If you’ve got EUR exposure, be aware this is a news-driven market and with EURUSD overnight implied vols at 52-week highs it could potentially get a little wild out there. I talked up the idea of momentum trading yesterday and where a momo move can morph into a trend – traders should know the difference between momentum and trending markets – momentum is a vector, meaning in this case it looks at the magnitude in the relative change in price (over a period) of an instrument AND the direction. Today, we look at levels to fade EURUSD strength, as I believe you can and, in many cases, should run multiple strategies – diversification in positions is great but diversification in strategy can be even more powerful.
There's many ways to trade mean reversion – one that seems to be working for now is to use a regression trend (I’ve used TradingView) – it's not so much using a ‘mean’ in a statistical sense but a line of best fit through a trend.
Using the current trend from early February we see price working nicely within the regression channel, which adopts (as the default setting) 2 standard deviations of the line of best fit. These relationships obviously do eventually break down, but for now, I would maintain a view that it holds and will fade extremes - buying into 0.9930 and initiating shorts into 1.0460, which also happens to be the 50-day MA, a variable many use as a trend filter.
The options implied vol also tells me that a move above 1.0400 today would be statistically extreme and the prospect of getting there seems remote – still, this is where the conviction is.

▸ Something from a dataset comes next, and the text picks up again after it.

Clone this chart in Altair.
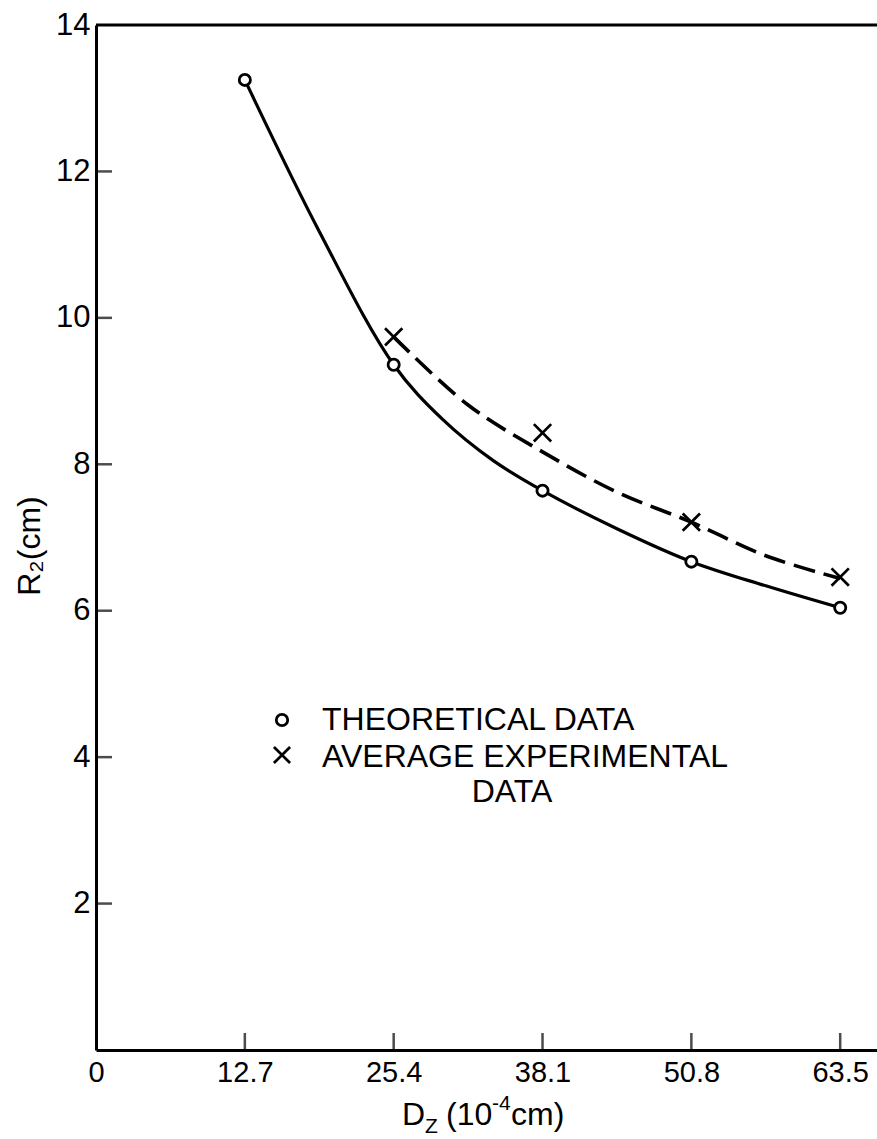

Another trade I like that involves mean reversion is Gold (XAUUSD) – while price is trending lower, if I look at the percentage difference between price and the 50-day MA, we see this currently at 6.2%. This is two standard deviations from the long-term average (the blue horizontal line – see the Bloomberg chart below). Typically, when the price gets below the 2 std dev level we see a reversion to the 50-day MA, and this has been caused by price reversing rather than consolidation that leads to the MA playing catch-up.